Benzene has a smell. So do some other non-polar aromatics. (Aromatic here refers to the functional group with six carbons in a ring with effectively 9 bonds shared.)

Yes. I was thinking that. But was wondering if it was a specific property of the pi orbitals that creates the smell. So, why do …

It’s more a property of human olfactory receptor classes. Some of them respond to such rings.

Then you could ask “why did we evolve them” and I would say maybe it helped it identifying some fruits.

Extra comments up front are there are certain chemicals that are odourless yet detectable by smell.

Ethanol is one. I can detect it by its psychoactive effect. Other odourless chemicals detectable by psychoactive effect include oxygen and the narcosis from high pressure gases including nitrogen, neon, argon.

Another chemical that’s odourless but detectable by smell in high concentrations because it has physiological effects such as headaches, is carbon dioxide.

Other extra effect of smell without odour is the (micro-)pain sensations generated by sauna hot air and effervescent aerosols and some nerve gases.

And then, what about odourless chemicals detected by smell through taste?

———-

Is there a list of odourless chemicals anywhere?

O2, N2, CO2, CH4, CO, H2O, He, Ne, Ar, Kr, Xe, Rn, Ethane, Propane.

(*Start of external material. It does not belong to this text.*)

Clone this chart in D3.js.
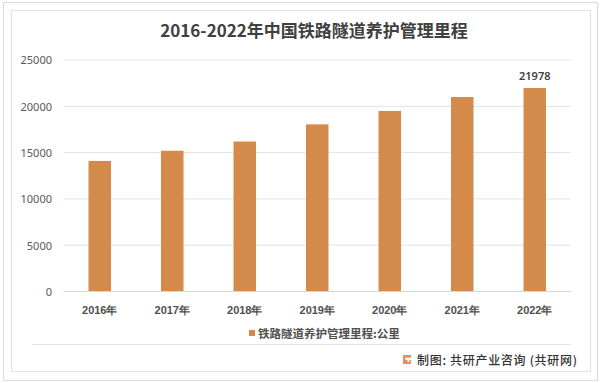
<!DOCTYPE html>
<html><head><meta charset="utf-8">
<script src="https://cdn.jsdelivr.net/npm/d3@7"></script>
<style>
html,body{margin:0;padding:0;background:#fff;}
svg{display:block;font-family:"Noto Sans CJK SC","Noto Sans",sans-serif;}
</style></head>
<body><svg id="c" width="600" height="383"></svg>
<script>
const categories = ["2016年","2017年","2018年","2019年","2020年","2021年","2022年"];
const values = [14100, 15200, 16200, 18050, 19500, 21000, 21978];
const yTicks = [0, 5000, 10000, 15000, 20000, 25000];
const labeled = ["2022年"];
const title = "2016-2022年中国铁路隧道养护管理里程";
const legendLabel = "铁路隧道养护管理里程:公里";
const source = "制图: 共研产业咨询 (共研网)";

const svg = d3.select("#c");
const m = {left: 63.5, right: 571, top: 60, bottom: 291.5};
const barColor = "#d48a4b";

// frames
svg.append("rect").attr("x",3.5).attr("y",2.5).attr("width",594).attr("height",378)
  .attr("fill","#fff").attr("stroke","#dcdcdc").attr("stroke-width",1.2);
svg.append("rect").attr("x",11.5).attr("y",10.5).attr("width",579).attr("height",361)
  .attr("fill","#fff").attr("stroke","#e2e2e2").attr("stroke-width",1);

const x = d3.scaleBand().domain(categories).range([m.left, m.right]).paddingInner(0.69).paddingOuter(0.345);
const y = d3.scaleLinear().domain([0, 25000]).range([m.bottom, m.top]);

// gridlines
svg.append("g").selectAll("line").data(yTicks.filter(d=>d>0)).join("line")
  .attr("x1", m.left).attr("x2", m.right)
  .attr("y1", d=>y(d)).attr("y2", d=>y(d))
  .attr("stroke","#e3e3e3").attr("stroke-width",1);

// y axis labels
const yAxis = d3.axisLeft(y).tickValues(yTicks).tickSize(0).tickPadding(0).tickFormat(d3.format("d"));
const gy = svg.append("g").attr("transform",`translate(52,0)`).call(yAxis);
gy.select(".domain").remove();
gy.selectAll("text").attr("font-size",11).attr("fill","#595959")
  .attr("font-family","'Noto Sans','Noto Sans CJK SC',sans-serif").attr("dy","0.35em");

// bars
svg.append("g").selectAll("rect").data(values).join("rect")
  .attr("x",(d,i)=>x(categories[i]))
  .attr("width",x.bandwidth())
  .attr("y",d=>y(d))
  .attr("height",d=>y(0)-y(d))
  .attr("fill",barColor);

// baseline
svg.append("line").attr("x1",m.left).attr("x2",m.right).attr("y1",y(0)).attr("y2",y(0))
  .attr("stroke","#d6d6d6").attr("stroke-width",1);

// x axis labels
const xAxis = d3.axisBottom(x).tickSize(0).tickPadding(0);
const gx = svg.append("g").attr("transform",`translate(0,${y(0)})`).call(xAxis);
gx.select(".domain").remove();
gx.selectAll("text").attr("font-size",11).attr("fill","#505050").attr("font-weight",600)
  .attr("y",0).attr("dy","22px");

// data label
svg.append("g").selectAll("text").data(values.map((v,i)=>({v,c:categories[i]})).filter(d=>labeled.includes(d.c)))
  .join("text")
  .attr("x",d=>x(d.c)+x.bandwidth()/2).attr("y",d=>y(d.v)-8)
  .attr("text-anchor","middle").attr("font-size",11).attr("font-weight",600).attr("fill","#404040")
  .attr("font-family","'Noto Sans',sans-serif")
  .text(d=>d.v);

// title
svg.append("text").attr("x",314).attr("y",37).attr("text-anchor","middle")
  .attr("font-size",17).attr("font-weight",700).attr("fill","#404040").text(title);

// legend
const lg = svg.append("g");
lg.append("rect").attr("x",249).attr("y",330).attr("width",6).attr("height",6).attr("fill",barColor);
lg.append("text").attr("x",258).attr("y",337.5).attr("font-size",11.5).attr("fill","#505050").attr("font-weight",600).text(legendLabel);

// footer separator
svg.append("line").attr("x1",32).attr("x2",571).attr("y1",344.5).attr("y2",344.5)
  .attr("stroke","#e3e3e3").attr("stroke-width",1);

// footer logo
const logo = svg.append("g").attr("transform","translate(403,355)");
logo.append("rect").attr("width",8).attr("height",9).attr("fill","#f08a5a");
logo.append("rect").attr("x",2.2).attr("y",2.7).attr("width",5.8).attr("height",2.2).attr("fill","#fff");
logo.append("rect").attr("x",4.5).attr("y",4.9).attr("width",1.8).attr("height",2.2).attr("fill","#fff");
svg.append("text").attr("x",417).attr("y",364.5).attr("font-size",12).attr("fill","#333")
  .attr("font-weight",500).attr("textLength",160).attr("lengthAdjust","spacing").text(source);
</script></body></html>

Is that all? Also CF4, CHF3, CH2F2,

Methanol, Ethanol and Freon are not odourless.

———-

Oh wowee, looky here. https://www.tandfonline.com/doi/pdf/10.1080/00022470.1974.10470005
“Characterization of the Odor Properties of 101 Petrochemicals Using Sensory Methods” from 1974.

It could be extremely useful to be able to identify petrochemicals by smell.

I like the notion of characterising smells by “hedonic tone”.

On the 101 petrochemicals listed, none were odourless. From mildest smell to strongest smell, the mildest in odor order were:
260 Ethylene (ie. identifiable at 0.026% concentration in air, 260 ppm)
260 Ethylene oxide
45 Trichlorotrifluoroethane
22.5 Propylene
20 Acetone

Acetone already has quite a strong smell, so there’s no point here in me going further.

For pleasant hedonic tone at low concentrations, butyl acetate is the most powerful, it has a sweet esther smell to it.
The worst smell in terms of an unpleasant smell at ultra-low concentrations, is ethyl acrylate, smellable at 0.0002 ppm.

There are a lot of smelly petrochemicals that aren’t on the list, benzene and butane for starters.